Challenge: Can you set down, exactly as they appear below, the lines from the opening of the material through the one bearing "import seaborn as sns", minus the pictures?

Data lines:
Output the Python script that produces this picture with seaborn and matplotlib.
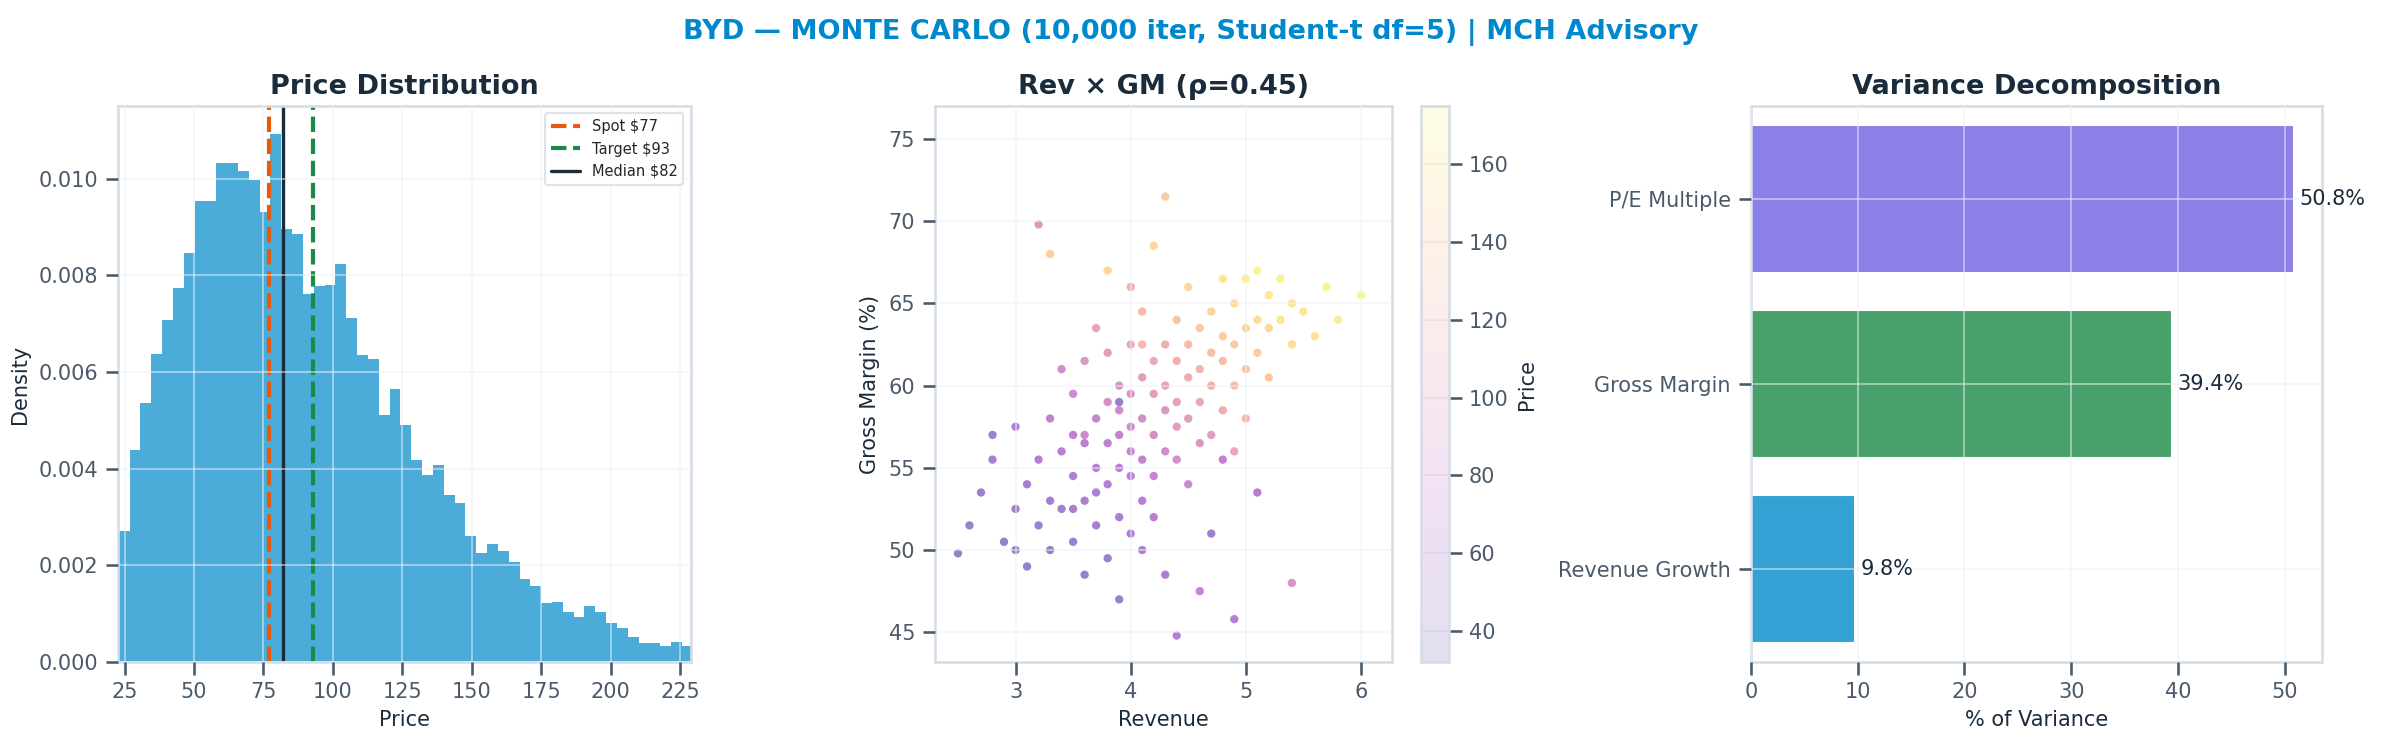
import numpy as np
import pandas as pd
import matplotlib
matplotlib.use("Agg")
import matplotlib.pyplot as plt
import seaborn as sns

# ---------------- data ----------------
hist_left_edge = 19.02
hist_bin_width = 3.9
hist_density = [0.00214, 0.00270, 0.00439, 0.00536, 0.00637, 0.00708, 0.00773, 0.00847,
                0.00953, 0.00953, 0.01033, 0.01033, 0.01015, 0.00998, 0.00930, 0.01093,
                0.00895, 0.00885, 0.00761, 0.00777, 0.00779, 0.00823, 0.00711, 0.00635,
                0.00627, 0.00511, 0.00564, 0.00490, 0.00418, 0.00387, 0.00408, 0.00346,
                0.00329, 0.00261, 0.00225, 0.00244, 0.00230, 0.00206, 0.00172, 0.00156,
                0.00121, 0.00123, 0.00104, 0.00092, 0.00116, 0.00103, 0.00080, 0.00071,
                0.00052, 0.00040, 0.00039, 0.00032, 0.00042, 0.00032]
spot, target, median = 77, 93, 82

rev = [2.5, 2.6, 2.7, 2.8, 2.9, 3.0, 3.0, 3.1, 3.1, 3.2, 3.2, 3.3, 3.3, 3.3, 3.4, 3.4, 3.4,
       3.5, 3.5, 3.5, 3.5, 3.6, 3.6, 3.6, 3.6, 3.7, 3.7, 3.7, 3.7, 3.7, 3.8, 3.8, 3.8, 3.8,
       3.8, 3.9, 3.9, 3.9, 3.9, 3.9, 3.9, 4.0, 4.0, 4.0, 4.0, 4.0, 4.0, 4.1, 4.1, 4.1, 4.1,
       4.1, 4.1, 4.2, 4.2, 4.2, 4.2, 4.2, 4.3, 4.3, 4.3, 4.3, 4.3, 4.4, 4.4, 4.4, 4.4, 4.4,
       4.5, 4.5, 4.5, 4.5, 4.5, 4.6, 4.6, 4.6, 4.6, 4.7, 4.7, 4.7, 4.7, 4.8, 4.8, 4.8, 4.8,
       4.9, 4.9, 4.9, 5.0, 5.0, 5.0, 5.0, 5.1, 5.1, 5.1, 5.2, 5.2, 5.2, 5.3, 5.3, 5.4, 5.4,
       5.5, 5.6, 5.7, 5.8, 6.0, 3.2, 3.6, 4.0, 4.3, 4.9, 3.0, 2.8, 4.6, 5.4, 3.9, 4.2, 4.8,
       3.5, 4.4, 5.1, 3.3, 4.7, 3.8, 4.1, 4.9]
gm = [49.8, 51.5, 53.5, 55.5, 50.5, 52.5, 57.5, 54.0, 49.0, 55.5, 51.5, 53.0, 58.0, 50.0,
      56.0, 52.5, 61.0, 54.5, 57.0, 50.5, 59.5, 53.0, 56.5, 48.5, 61.5, 55.0, 58.0, 51.5,
      63.5, 53.5, 56.5, 54.0, 59.0, 49.5, 62.0, 57.0, 55.0, 52.0, 60.0, 58.5, 47.0, 56.0,
      54.5, 59.5, 51.0, 62.5, 57.5, 58.0, 55.5, 53.0, 60.5, 64.5, 50.0, 57.0, 59.5, 54.5,
      61.5, 52.0, 58.5, 56.0, 62.5, 60.0, 48.5, 59.0, 61.5, 55.5, 64.0, 57.5, 60.5, 62.5,
      58.0, 66.0, 54.0, 61.0, 63.5, 59.0, 56.5, 62.0, 64.5, 60.0, 57.0, 61.5, 63.0, 66.5,
      58.5, 62.5, 65.0, 60.0, 63.5, 61.0, 66.5, 58.0, 64.0, 62.0, 67.0, 63.5, 65.5, 60.5,
      64.0, 66.5, 62.5, 65.0, 64.5, 63.0, 66.0, 64.0, 65.5, 69.8, 57.0, 66.0, 71.5, 56.0,
      50.0, 57.0, 47.5, 48.0, 59.0, 68.5, 55.5, 52.5, 44.8, 53.5, 68.0, 51.0, 67.0, 62.5, 45.8]
price = [38, 42, 45, 50, 40, 46, 58, 50, 38, 60, 45, 50, 70, 40, 62, 50, 85, 58, 68, 45,
         80, 55, 68, 42, 95, 62, 75, 50, 105, 57, 70, 62, 85, 45, 100, 72, 65, 55, 90, 82,
         45, 75, 68, 92, 55, 110, 82, 85, 75, 65, 100, 125, 55, 85, 100, 75, 112, 62, 95,
         82, 118, 105, 55, 102, 118, 85, 135, 98, 115, 128, 100, 150, 80, 120, 138, 110, 92,
         130, 148, 118, 100, 130, 142, 160, 115, 140, 155, 128, 148, 135, 165, 122, 155, 142,
         170, 152, 162, 138, 160, 168, 155, 162, 160, 158, 168, 165, 172, 95, 80, 120, 140,
         108, 40, 45, 75, 90, 40, 150, 70, 55, 60, 60, 145, 48, 150, 125, 62]

var_labels = ["Revenue Growth", "Gross Margin", "P/E Multiple"]
var_values = [9.8, 39.4, 50.8]
var_colors = ["#33a1d4", "#48a06a", "#8b7fe8"]

# ---------------- style ----------------
sns.set_theme(style="whitegrid")
plt.rcParams["font.family"] = ["DejaVu Sans"]
plt.rcParams.update({
    "axes.edgecolor": "#d5dde6", "grid.color": "#eef1f5", "grid.linewidth": 0.8,
    "xtick.color": "#4a5a6a", "ytick.color": "#4a5a6a", "xtick.labelsize": 10,
    "ytick.labelsize": 10, "axes.labelsize": 10, "axes.labelcolor": "#1a2b3c",
    "xtick.bottom": True, "ytick.left": True,
})
title_kw = dict(fontsize=13, fontweight="bold", color="#1a2b3c")

fig = plt.figure(figsize=(15.88, 4.947), dpi=150)
ax1 = fig.add_axes([0.0495, 0.108, 0.2405, 0.749])
ax2 = fig.add_axes([0.3925, 0.108, 0.1919, 0.749])
cax = fig.add_axes([0.5965, 0.108, 0.0118, 0.749])
ax3 = fig.add_axes([0.735, 0.108, 0.240, 0.749])

# ---- histogram ----
n = len(hist_density)
edges = [hist_left_edge + i * hist_bin_width for i in range(n + 1)]
centers = [hist_left_edge + (i + 0.5) * hist_bin_width for i in range(n)]
hdf = pd.DataFrame({"price": centers, "w": hist_density})
sns.histplot(data=hdf, x="price", weights="w", bins=edges, stat="count",
             color="#33a1d4", alpha=0.88, edgecolor="none", linewidth=0, ax=ax1)
ax1.axvline(spot, color="#e8590c", ls="--", lw=2, label=f"Spot ${spot}")
ax1.axvline(target, color="#1a8a4a", ls="--", lw=2, label=f"Target ${target}")
ax1.axvline(median, color="#1a2b3c", ls="-", lw=1.6, label=f"Median ${median}")
ax1.set_xlim(22.6, 228.9)
ax1.set_ylim(0, 0.0115)
ax1.set_xticks([25, 50, 75, 100, 125, 150, 175, 200, 225])
ax1.set_xlabel("Price")
ax1.set_ylabel("Density")
ax1.set_title("Price Distribution", **title_kw)
ax1.legend(loc="upper right", fontsize=7, frameon=True, edgecolor="#d5dde6")

# ---- scatter ----
sdf = pd.DataFrame({"rev": rev, "gm": gm, "price": price})
sc = ax2.scatter(sdf["rev"], sdf["gm"], c=sdf["price"], cmap="plasma", s=16,
                 alpha=0.5, vmin=32, vmax=175, linewidths=0)
ax2.set_xlim(2.3, 6.27)
ax2.set_ylim(43.2, 77)
ax2.set_xticks([3, 4, 5, 6])
ax2.set_xlabel("Revenue")
ax2.set_ylabel("Gross Margin (%)")
ax2.set_title("Rev × GM (ρ=0.45)", **title_kw)
cb = fig.colorbar(sc, cax=cax)
cb.solids.set_alpha(0.12)
cb.set_label("Price", fontsize=10, color="#1a2b3c")
cb.outline.set_edgecolor("#d5dde6")
cax.tick_params(labelsize=10, colors="#4a5a6a")

# ---- variance ----
vdf = pd.DataFrame({"label": var_labels, "val": var_values})
sns.barplot(data=vdf, y="label", x="val", hue="label", palette=var_colors,
            orient="h", order=var_labels[::-1], width=0.8, legend=False, ax=ax3,
            saturation=1, alpha=1)
for lab, v in zip(var_labels, var_values):
    ax3.text(v + 0.5, var_labels[::-1].index(lab), f"{v}%", va="center", fontsize=10,
             color="#1a2b3c")
ax3.set_xlim(0, 53.5)
ax3.set_xlabel("% of Variance")
ax3.set_ylabel("")
ax3.set_title("Variance Decomposition", **title_kw)
for ax in (ax1, ax2, ax3):
    ax.set_axisbelow(False)
    ax.grid(True, color="#eef1f5", alpha=0.6)
    for s in ax.spines.values():
        s.set_edgecolor("#d5dde6")

fig.suptitle("BYD — MONTE CARLO (10,000 iter, Student-t df=5) | MCH Advisory",
             fontsize=13, fontweight="bold", color="#0088cc", y=0.975)
fig.savefig("out.png", dpi=150)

The solution:
Output the Python script that produces this picture with seaborn and matplotlib.
import numpy as np
import pandas as pd
import matplotlib
matplotlib.use("Agg")
import matplotlib.pyplot as plt
import seaborn as sns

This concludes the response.